The Government of Nigeria and a coalition of global shipping stakeholders have launched a new strategy to end piracy, armed robbery, and kidnapping in the Gulf of Guinea (GoG). The strategy establishes a mechanism to periodically assess the effectiveness of country-piracy initiatives and commitments in the GoG.
Targeted at all stakeholders operating in the region, the strategy will identify areas of improvement and reinforcement in order to eliminate piracy.
The plan is split into two mutually supportive sections:
- actions which can be overseen by the Nigerian Industry Working Group (NIWG), and
- actions which require engagement with other regional and international partners.

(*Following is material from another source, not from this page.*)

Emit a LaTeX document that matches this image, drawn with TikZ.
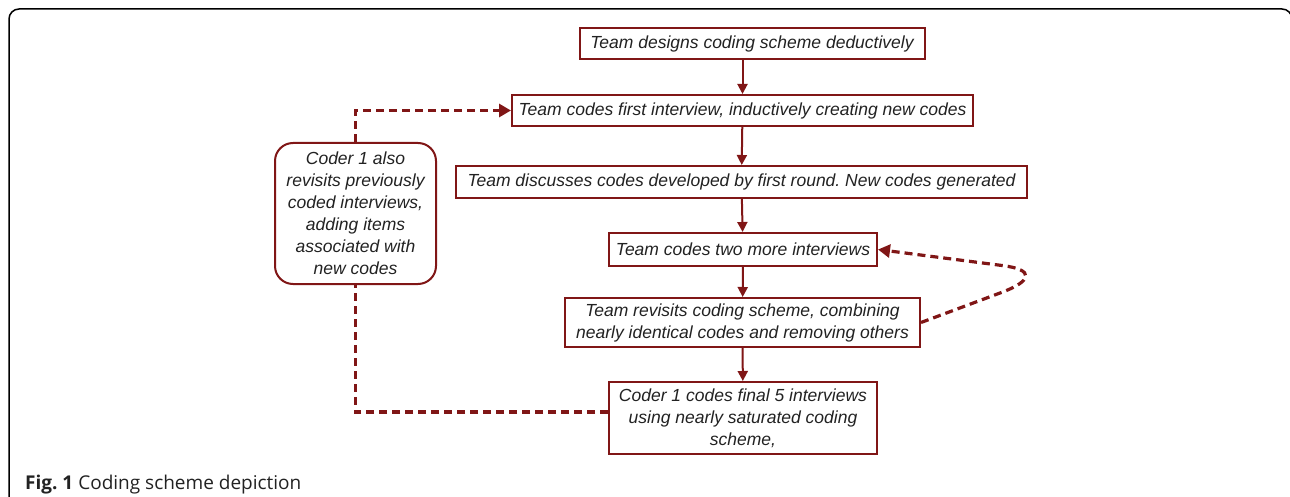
\documentclass[tikz,border=0pt]{standalone}
\usepackage{fontspec}
\setmainfont{Liberation Sans}
\newfontfamily\capfont{Open Sans}
\usetikzlibrary{arrows.meta}
\definecolor{dred}{RGB}{128,22,22}
\definecolor{txt}{RGB}{34,34,34}
\frenchspacing
\begin{document}
\begin{tikzpicture}[x=1pt,y=-1pt,
 box/.style={draw=dred, line width=2pt, fill=white, inner sep=0pt, align=center,
   font=\fontsize{17.5}{22}\selectfont\itshape, text=txt},
 flow/.style={draw=dred, line width=2pt, -{Triangle[length=10pt,width=10pt]}},
 loopline/.style={draw=dred, line width=3.2pt, dash pattern=on 8pt off 5pt},
 looptip/.style={-{Triangle[length=12pt,width=13pt]}}]
\useasboundingbox (0,0) rectangle (1290,497);
\begin{scope}
\clip (0,0) rectangle (1290,497);
\draw[line width=1.5pt, rounded corners=10pt] (9,540) |- (1292,9) -- (1292,540);
\end{scope}
\node[box, minimum width=345, minimum height=31] (n1) at (752,44) {Team designs coding scheme deductively};
\node[box, minimum width=461, minimum height=31] (n2) at (742.5,110.5) {Team codes first interview, inductively creating new codes};
\node[box, minimum width=571, minimum height=32] (n3) at (741.5,182) {Team discusses codes developed by first round. New codes generated};
\node[box, minimum width=268, minimum height=33] (n4) at (743,249.5) {Team codes two more interviews};
\node[box, minimum width=355, minimum height=49] (n5) at (742.5,322.5) {Team revisits coding scheme, combining\\nearly identical codes and removing others};
\node[box, minimum width=268, minimum height=72] (n6) at (743,418) {Coder 1 codes final 5 interviews\\using nearly saturated coding\\scheme,};
\node[box, rounded corners=18pt, minimum width=161, minimum height=141] (n7) at (355.5,213.5) {Coder 1 also\\revisits previously\\coded interviews,\\adding items\\associated with\\new codes};
\draw[flow] (n2 |- n1.south) -- (n2.north);
\draw[flow] (n2) -- (n3);
\draw[flow] (n3) -- (n4);
\draw[flow] (n4) -- (n5);
\draw[flow] (n5) -- (n6);
\coordinate (lb) at (355.5,412);
\coordinate (lt) at (355.5,110.5);
\draw[loopline] (n6.west |- lb) -- (lb) -- (n7.south);
\draw[loopline, looptip] (n7.north) -- (lt) -- (n2.west);
\coordinate (ra) at (1000,293);
\coordinate (rb) at (1002,265.5);
\draw[loopline, looptip] (n5.east) -- (ra) .. controls (1033,281) and (1035,269.5) .. (rb) -- (n4.east);
\node[anchor=base west, inner sep=0pt, font=\capfont\fontsize{19}{21}\selectfont, text=txt] (cap) at (25,489) {\textbf{Fig. 1} Coding scheme depiction};
\end{tikzpicture}
\end{document}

The strategic ambition of the coalition is to eliminate piracy in the GoG, to secure trade routes, reassure traversing crews, and support local communities.
In May, the UN Security Council condemned the GoG as the world’s piracy hotspot. Despite the International Maritime Bureau’s Piracy Reporting Center tracking an overall drop in global piracy during 2021, threat levels in the region remain high.
Piracy activity in the GoG has posed a severe threat to seafarers and local communities for over a decade. In 2020, forty per cent of piracy attacks, and 95 per cent of crew kidnappings occurred in the region. However, attacks decreased by nearly sixty per cent in 2021, following the establishment of Deep Blue, the Nigerian Navy and Nigerian Maritime Safety Agency (NIMASA) anti-piracy project, and increased international counter-piracy operations in the GoG.
The newly launched strategy was developed by the International Chamber of Shipping (ICS), BIMCO, Intertanko, Intercargo, Oil Companies International Marine Forum (OCIMF), and representatives of the Nigerian Navy and NIMASA, together making up the NIWG.